*EXERCISE INPUTS*:
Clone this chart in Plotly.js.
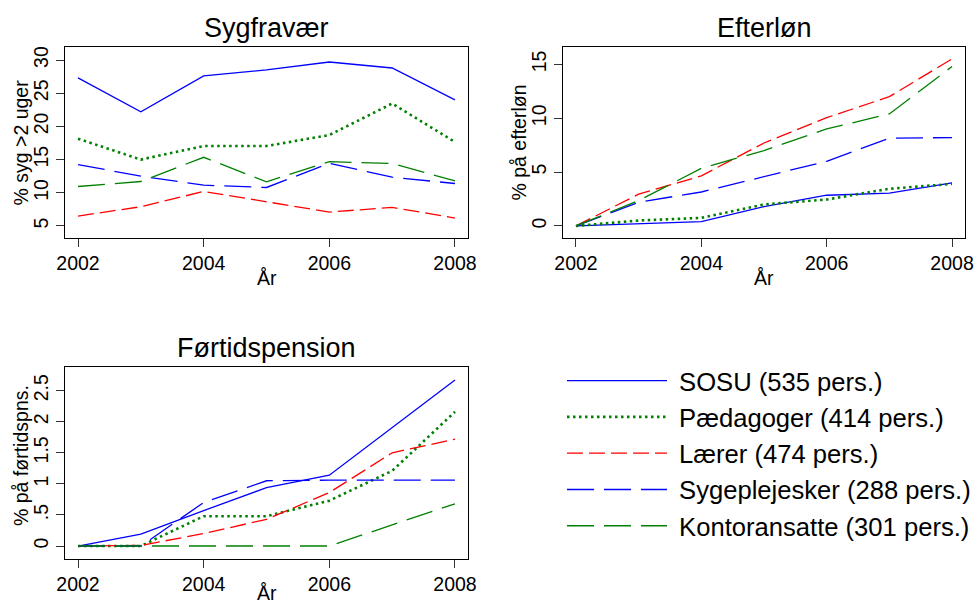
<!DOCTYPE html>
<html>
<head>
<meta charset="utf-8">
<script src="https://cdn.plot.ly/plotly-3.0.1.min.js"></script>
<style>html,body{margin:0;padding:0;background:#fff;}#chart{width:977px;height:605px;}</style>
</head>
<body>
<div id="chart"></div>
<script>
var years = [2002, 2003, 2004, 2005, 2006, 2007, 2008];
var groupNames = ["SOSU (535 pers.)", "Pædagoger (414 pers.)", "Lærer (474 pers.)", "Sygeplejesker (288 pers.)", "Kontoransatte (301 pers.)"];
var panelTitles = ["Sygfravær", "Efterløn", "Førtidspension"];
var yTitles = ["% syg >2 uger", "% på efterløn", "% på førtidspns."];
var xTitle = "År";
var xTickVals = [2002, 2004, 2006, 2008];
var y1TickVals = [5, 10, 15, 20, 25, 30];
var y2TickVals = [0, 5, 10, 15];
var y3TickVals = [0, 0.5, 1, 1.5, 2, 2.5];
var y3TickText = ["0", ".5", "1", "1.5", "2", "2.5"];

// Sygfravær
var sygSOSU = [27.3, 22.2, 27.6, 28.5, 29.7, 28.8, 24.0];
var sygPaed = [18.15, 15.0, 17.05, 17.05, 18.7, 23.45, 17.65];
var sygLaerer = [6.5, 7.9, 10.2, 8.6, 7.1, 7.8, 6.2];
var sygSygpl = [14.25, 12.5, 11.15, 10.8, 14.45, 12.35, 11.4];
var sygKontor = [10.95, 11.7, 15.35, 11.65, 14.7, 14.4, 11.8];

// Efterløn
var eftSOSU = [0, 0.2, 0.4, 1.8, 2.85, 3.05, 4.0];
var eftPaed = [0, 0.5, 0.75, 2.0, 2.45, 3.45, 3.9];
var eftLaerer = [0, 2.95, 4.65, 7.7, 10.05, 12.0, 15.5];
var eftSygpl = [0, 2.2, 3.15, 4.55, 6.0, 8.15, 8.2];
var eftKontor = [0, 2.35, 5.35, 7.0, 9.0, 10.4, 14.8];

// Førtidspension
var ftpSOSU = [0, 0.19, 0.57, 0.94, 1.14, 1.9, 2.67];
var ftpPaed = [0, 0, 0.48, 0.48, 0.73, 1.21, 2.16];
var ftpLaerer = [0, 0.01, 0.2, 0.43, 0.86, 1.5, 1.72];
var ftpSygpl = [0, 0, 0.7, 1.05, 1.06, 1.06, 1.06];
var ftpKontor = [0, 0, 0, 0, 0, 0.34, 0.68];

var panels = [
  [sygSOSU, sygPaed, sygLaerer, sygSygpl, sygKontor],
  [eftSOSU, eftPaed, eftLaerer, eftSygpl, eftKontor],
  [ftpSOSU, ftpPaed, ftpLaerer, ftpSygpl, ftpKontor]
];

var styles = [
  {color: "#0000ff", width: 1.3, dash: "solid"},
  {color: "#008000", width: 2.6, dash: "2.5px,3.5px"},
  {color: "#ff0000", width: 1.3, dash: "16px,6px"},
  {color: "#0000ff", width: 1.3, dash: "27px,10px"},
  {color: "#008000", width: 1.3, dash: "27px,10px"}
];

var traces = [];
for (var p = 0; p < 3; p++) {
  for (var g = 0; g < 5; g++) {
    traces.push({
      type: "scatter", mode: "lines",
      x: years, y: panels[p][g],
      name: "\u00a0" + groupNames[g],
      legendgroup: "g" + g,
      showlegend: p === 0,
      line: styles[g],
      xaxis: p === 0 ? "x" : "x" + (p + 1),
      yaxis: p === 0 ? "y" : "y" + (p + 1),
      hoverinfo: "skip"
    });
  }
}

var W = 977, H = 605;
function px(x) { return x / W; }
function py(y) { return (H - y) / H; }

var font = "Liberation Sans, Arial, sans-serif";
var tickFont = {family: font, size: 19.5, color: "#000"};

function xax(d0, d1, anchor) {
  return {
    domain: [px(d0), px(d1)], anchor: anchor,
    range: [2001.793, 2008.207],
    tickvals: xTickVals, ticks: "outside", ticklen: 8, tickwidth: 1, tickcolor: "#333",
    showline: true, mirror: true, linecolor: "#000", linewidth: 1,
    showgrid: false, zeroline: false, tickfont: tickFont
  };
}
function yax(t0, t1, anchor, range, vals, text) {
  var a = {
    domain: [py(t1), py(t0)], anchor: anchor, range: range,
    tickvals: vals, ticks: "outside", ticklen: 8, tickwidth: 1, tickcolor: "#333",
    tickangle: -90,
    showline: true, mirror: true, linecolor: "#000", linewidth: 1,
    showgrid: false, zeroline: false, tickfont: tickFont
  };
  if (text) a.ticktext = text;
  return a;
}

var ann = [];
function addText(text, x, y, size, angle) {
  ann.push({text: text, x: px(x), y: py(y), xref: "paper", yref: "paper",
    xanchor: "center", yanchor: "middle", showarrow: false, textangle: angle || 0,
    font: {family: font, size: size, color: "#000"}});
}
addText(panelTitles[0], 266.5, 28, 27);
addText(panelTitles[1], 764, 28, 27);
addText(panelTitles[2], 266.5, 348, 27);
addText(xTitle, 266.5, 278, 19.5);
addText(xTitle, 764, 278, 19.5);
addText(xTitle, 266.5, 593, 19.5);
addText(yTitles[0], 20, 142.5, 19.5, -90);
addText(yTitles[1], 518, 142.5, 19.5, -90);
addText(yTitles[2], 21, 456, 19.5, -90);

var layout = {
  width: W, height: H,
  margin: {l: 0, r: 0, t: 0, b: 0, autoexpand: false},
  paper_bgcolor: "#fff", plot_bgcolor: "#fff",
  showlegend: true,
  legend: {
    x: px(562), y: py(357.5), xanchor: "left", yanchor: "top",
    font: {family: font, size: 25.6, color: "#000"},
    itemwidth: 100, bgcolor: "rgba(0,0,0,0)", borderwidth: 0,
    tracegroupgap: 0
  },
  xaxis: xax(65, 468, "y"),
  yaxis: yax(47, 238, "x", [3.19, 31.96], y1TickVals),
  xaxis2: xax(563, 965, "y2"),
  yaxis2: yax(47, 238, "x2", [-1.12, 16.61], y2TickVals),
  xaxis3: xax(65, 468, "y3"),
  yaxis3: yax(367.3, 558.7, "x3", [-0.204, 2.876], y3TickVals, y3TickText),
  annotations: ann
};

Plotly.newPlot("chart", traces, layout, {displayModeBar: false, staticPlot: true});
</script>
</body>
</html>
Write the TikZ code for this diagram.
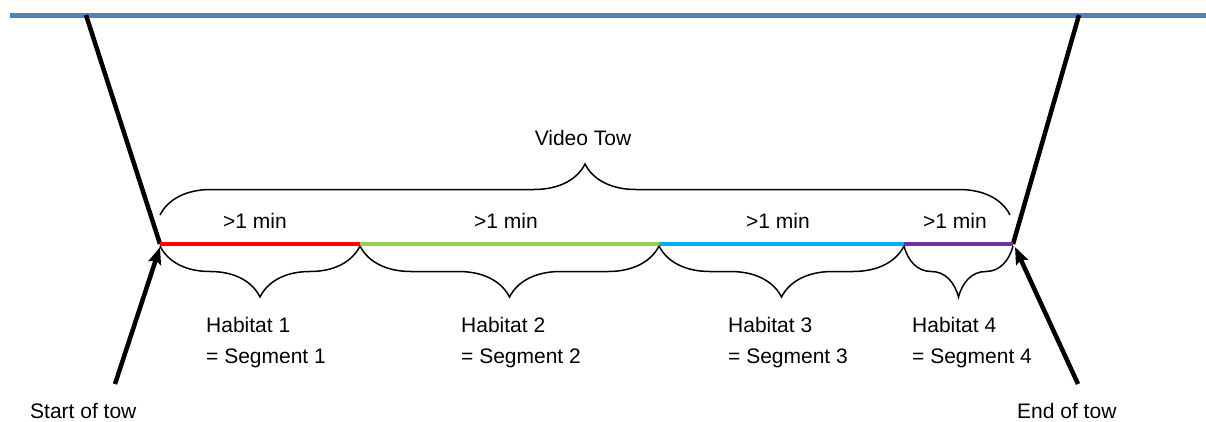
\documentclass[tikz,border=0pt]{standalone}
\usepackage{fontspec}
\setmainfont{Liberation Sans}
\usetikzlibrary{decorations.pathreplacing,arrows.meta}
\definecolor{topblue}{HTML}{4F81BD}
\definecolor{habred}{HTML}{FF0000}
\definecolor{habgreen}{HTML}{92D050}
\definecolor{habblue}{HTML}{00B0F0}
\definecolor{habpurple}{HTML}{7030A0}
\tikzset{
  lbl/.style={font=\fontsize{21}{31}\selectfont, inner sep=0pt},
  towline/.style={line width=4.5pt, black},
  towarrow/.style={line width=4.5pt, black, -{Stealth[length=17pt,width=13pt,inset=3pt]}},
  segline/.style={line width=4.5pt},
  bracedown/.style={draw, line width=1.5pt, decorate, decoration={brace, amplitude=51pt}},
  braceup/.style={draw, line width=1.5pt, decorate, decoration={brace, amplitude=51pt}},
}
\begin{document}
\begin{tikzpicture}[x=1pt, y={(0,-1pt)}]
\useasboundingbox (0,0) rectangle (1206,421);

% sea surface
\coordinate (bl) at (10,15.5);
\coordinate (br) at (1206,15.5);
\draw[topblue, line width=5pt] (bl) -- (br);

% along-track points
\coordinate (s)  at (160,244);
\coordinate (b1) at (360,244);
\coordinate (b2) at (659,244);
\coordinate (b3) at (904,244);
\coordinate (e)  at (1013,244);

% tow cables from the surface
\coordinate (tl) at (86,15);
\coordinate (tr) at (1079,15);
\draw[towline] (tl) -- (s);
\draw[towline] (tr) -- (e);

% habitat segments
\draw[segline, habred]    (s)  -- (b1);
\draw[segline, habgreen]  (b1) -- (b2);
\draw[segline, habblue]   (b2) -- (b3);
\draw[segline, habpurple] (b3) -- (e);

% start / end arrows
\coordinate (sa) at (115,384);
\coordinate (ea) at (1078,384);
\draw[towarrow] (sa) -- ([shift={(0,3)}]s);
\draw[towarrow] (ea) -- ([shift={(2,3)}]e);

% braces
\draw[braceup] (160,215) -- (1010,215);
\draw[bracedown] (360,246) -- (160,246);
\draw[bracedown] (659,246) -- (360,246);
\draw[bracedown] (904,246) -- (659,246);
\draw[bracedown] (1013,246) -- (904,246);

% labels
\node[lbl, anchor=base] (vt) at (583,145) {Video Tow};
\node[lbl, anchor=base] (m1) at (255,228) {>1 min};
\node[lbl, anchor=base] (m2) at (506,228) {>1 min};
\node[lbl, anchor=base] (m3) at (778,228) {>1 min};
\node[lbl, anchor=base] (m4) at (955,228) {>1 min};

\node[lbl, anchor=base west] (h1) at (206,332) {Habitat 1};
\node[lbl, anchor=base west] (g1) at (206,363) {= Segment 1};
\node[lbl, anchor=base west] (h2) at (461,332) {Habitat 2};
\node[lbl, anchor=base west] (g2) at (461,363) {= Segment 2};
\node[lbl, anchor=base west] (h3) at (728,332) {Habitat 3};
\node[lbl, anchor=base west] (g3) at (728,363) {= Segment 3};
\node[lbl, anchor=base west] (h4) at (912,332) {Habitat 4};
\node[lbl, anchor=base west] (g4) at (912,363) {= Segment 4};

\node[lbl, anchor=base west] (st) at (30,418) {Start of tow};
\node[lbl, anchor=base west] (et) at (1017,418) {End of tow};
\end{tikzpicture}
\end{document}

*WHAT YOU HAVE TO DO*: All lines above from the one containing "Write the TikZ code for this diagram." through the one containing "width=5pt] (bl) -- (br);" are to be quoted exactly, and only those; pictures are left out.

*RESPONSE TO THIS EXERCISE*:
Write the TikZ code for this diagram.
\documentclass[tikz,border=0pt]{standalone}
\usepackage{fontspec}
\setmainfont{Liberation Sans}
\usetikzlibrary{decorations.pathreplacing,arrows.meta}
\definecolor{topblue}{HTML}{4F81BD}
\definecolor{habred}{HTML}{FF0000}
\definecolor{habgreen}{HTML}{92D050}
\definecolor{habblue}{HTML}{00B0F0}
\definecolor{habpurple}{HTML}{7030A0}
\tikzset{
  lbl/.style={font=\fontsize{21}{31}\selectfont, inner sep=0pt},
  towline/.style={line width=4.5pt, black},
  towarrow/.style={line width=4.5pt, black, -{Stealth[length=17pt,width=13pt,inset=3pt]}},
  segline/.style={line width=4.5pt},
  bracedown/.style={draw, line width=1.5pt, decorate, decoration={brace, amplitude=51pt}},
  braceup/.style={draw, line width=1.5pt, decorate, decoration={brace, amplitude=51pt}},
}
\begin{document}
\begin{tikzpicture}[x=1pt, y={(0,-1pt)}]
\useasboundingbox (0,0) rectangle (1206,421);

% sea surface
\coordinate (bl) at (10,15.5);
\coordinate (br) at (1206,15.5);
\draw[topblue, line width=5pt] (bl) -- (br);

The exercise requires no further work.